The news that British businesses could be given a 21-month transition period after Brexit has been greeted positively by the Society of Motor Manufacturers & Traders (SMMT).

 

The Government proposed a deal, outlined on the 14th November, which would allow UK-based businesses to continue to operate as normal until the end of 2021, when any new international trading regulations would come into effect.

 

According to Autocar, MMT CEO Mike Hawes said: “For the automotive industry, Brexit is about damage limitation.

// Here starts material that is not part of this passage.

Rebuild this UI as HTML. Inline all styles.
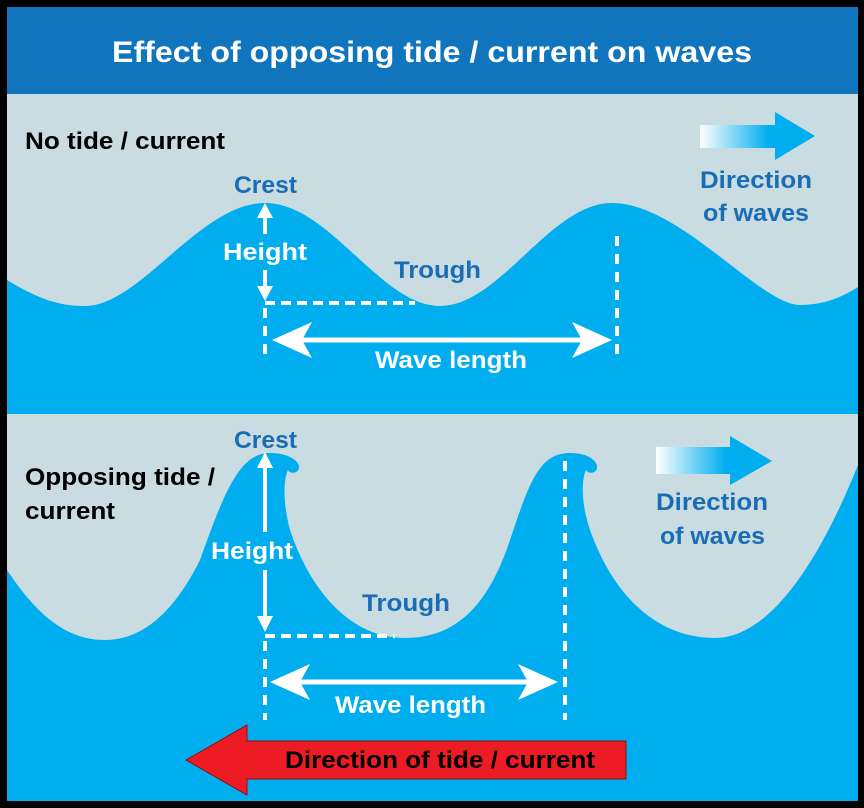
<!DOCTYPE html>
<html><head><meta charset="utf-8"><style>
html,body{margin:0;padding:0;background:#fff}
svg{display:block}
text{font-family:"Liberation Sans",sans-serif;font-weight:bold}
</style></head><body>
<svg width="864" height="808" viewBox="0 0 864 808" xmlns="http://www.w3.org/2000/svg">
<defs>
<linearGradient id="g" x1="0" x2="1" y1="0" y2="0">
<stop offset="0" stop-color="#ffffff"/><stop offset="0.6" stop-color="#00aeef"/><stop offset="1" stop-color="#00aeef"/>
</linearGradient>
</defs>
<rect x="0" y="0" width="864" height="808" fill="#000"/>
<rect x="7" y="7" width="851" height="794" fill="#00aeef"/>
<rect x="7" y="7" width="851" height="87" fill="#1075bc"/>
<text x="432" y="62" fill="#fff" font-size="30" text-anchor="middle" textLength="640" lengthAdjust="spacingAndGlyphs">Effect of opposing tide / current on waves</text>
<!-- panel 1 -->
<rect x="7" y="94" width="851" height="320" fill="#c9dce2"/>
<path d="M7,280 C40,300 60,306 85,306 C140,306 200,203 265,203 C330,203 380,306 440,306 C500,306 550,203 612,203 C680,203 760,305 800,305 C830,305 850,292 858,287 L858,414 L7,414 Z" fill="#00aeef"/>
<text x="25" y="149" font-size="24" fill="#000" textLength="200" lengthAdjust="spacingAndGlyphs">No tide / current</text>
<text x="234" y="193" font-size="24" fill="#1a6db5" textLength="63" lengthAdjust="spacingAndGlyphs">Crest</text>
<text x="394" y="278" font-size="24" fill="#1a6db5" textLength="87" lengthAdjust="spacingAndGlyphs">Trough</text>
<text x="223" y="260" font-size="24" fill="#fff" textLength="84" lengthAdjust="spacingAndGlyphs">Height</text>
<path d="M265,234 V214" stroke="#fff" stroke-width="4"/><path d="M257,218 L265,203 L273,218 Z" fill="#fff"/>
<path d="M265,270 V290" stroke="#fff" stroke-width="4"/><path d="M257,286 L265,301 L273,286 Z" fill="#fff"/>
<path d="M265,303 H415" stroke="#fff" stroke-width="4" stroke-dasharray="10,6"/>
<path d="M265,308 V360" stroke="#fff" stroke-width="4" stroke-dasharray="10,8"/>
<path d="M617,236 V360" stroke="#fff" stroke-width="4" stroke-dasharray="10,8"/>
<path d="M295,340 H590" stroke="#fff" stroke-width="5"/>
<path d="M272,340 L312,322 L302,340 L312,358 Z" fill="#fff"/>
<path d="M612,340 L572,322 L582,340 L572,358 Z" fill="#fff"/>
<text x="375" y="368" font-size="24" fill="#fff" textLength="152" lengthAdjust="spacingAndGlyphs">Wave length</text>
<path d="M700,125 H775 V112 L815,136 L775,160 V148 H700 Z" fill="url(#g)"/>
<text x="700" y="188" font-size="24" fill="#1a6db5" textLength="112" lengthAdjust="spacingAndGlyphs">Direction</text>
<text x="703" y="221" font-size="24" fill="#1a6db5" textLength="106" lengthAdjust="spacingAndGlyphs">of waves</text>
<!-- panel 2 -->
<rect x="7" y="414" width="851" height="230" fill="#c9dce2"/>
<path d="M7,570 C40,620 70,640 105,640 C150,640 180,600 200,560 C225,490 240,453 270,453 C290,453 300,462 299,468 C298,474 290,474 288,470 C284,478 282,500 290,530 C310,590 350,638 405,638 C460,638 490,600 510,540 C530,480 540,453 570,453 C590,453 598,462 597,468 C596,474 588,474 586,470 C582,478 580,500 590,530 C615,600 660,638 715,638 C770,638 820,560 858,465 L858,801 L7,801 Z" fill="#00aeef"/>
<text x="25" y="485" font-size="24" fill="#000" textLength="190" lengthAdjust="spacingAndGlyphs">Opposing tide /</text>
<text x="25" y="519" font-size="24" fill="#000" textLength="90" lengthAdjust="spacingAndGlyphs">current</text>
<text x="234" y="448" font-size="24" fill="#1a6db5" textLength="63" lengthAdjust="spacingAndGlyphs">Crest</text>
<text x="362" y="611" font-size="24" fill="#1a6db5" textLength="88" lengthAdjust="spacingAndGlyphs">Trough</text>
<text x="211" y="559" font-size="24" fill="#fff" textLength="82" lengthAdjust="spacingAndGlyphs">Height</text>
<path d="M265,532 V465" stroke="#fff" stroke-width="4"/><path d="M257,468 L265,452 L273,468 Z" fill="#fff"/>
<path d="M265,570 V618" stroke="#fff" stroke-width="4"/><path d="M257,616 L265,632 L273,616 Z" fill="#fff"/>
<path d="M265,636 H395" stroke="#fff" stroke-width="4" stroke-dasharray="10,6"/>
<path d="M265,641 V720" stroke="#fff" stroke-width="4" stroke-dasharray="10,8"/>
<path d="M565,461 V720" stroke="#fff" stroke-width="4" stroke-dasharray="10,8"/>
<path d="M295,682 H535" stroke="#fff" stroke-width="5"/>
<path d="M270,682 L310,664 L300,682 L310,700 Z" fill="#fff"/>
<path d="M558,682 L518,664 L528,682 L518,700 Z" fill="#fff"/>
<text x="335" y="713" font-size="24" fill="#fff" textLength="151" lengthAdjust="spacingAndGlyphs">Wave length</text>
<path d="M656,447 H730 V436 L772,461 L730,485 V474 H656 Z" fill="url(#g)"/>
<text x="656" y="510" font-size="24" fill="#1a6db5" textLength="112" lengthAdjust="spacingAndGlyphs">Direction</text>
<text x="660" y="544" font-size="24" fill="#1a6db5" textLength="105" lengthAdjust="spacingAndGlyphs">of waves</text>
<path d="M186,760 L247,725 V741 H626 V779 H247 V795 Z" fill="#ed1c24" stroke="#8a1010" stroke-width="1"/>
<text x="285" y="768" font-size="24" fill="#000" textLength="310" lengthAdjust="spacingAndGlyphs">Direction of tide / current</text>
</svg>
</body></html>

The outline agreement is a positive step in avoiding the devastating consequences of no-deal and securing a transition period”.

 

80% of cars produced in Britain currently go in to export, meaning manufacturers are concerned that the addition of customs and security processes at ports could slow production and shipping ad raise distribution costs.

 

The temporary maintenance of existing agreements would allow manufacturers to sell more cars and strengthen their market position prior to Britain’s departure from the EU customs union.

 

But lack of confirmation remains a problem for UK manufacturers, which, according to Hawes, are seeking “certainty and a,bition when it comes to securing a competitive future.”

 

CEO of Aston Martin, Andy Palmer is equally concerned that plans for a grace period might not come to fruition, stating: “I don’t know whether we have more clarity or less clarity”. However, he is relieved that “at least we have some sort of plan on the table”.

 

Final talks concerning the economic and industrial relationship will continue after the UK legally leaves the EU on 29 March 2019.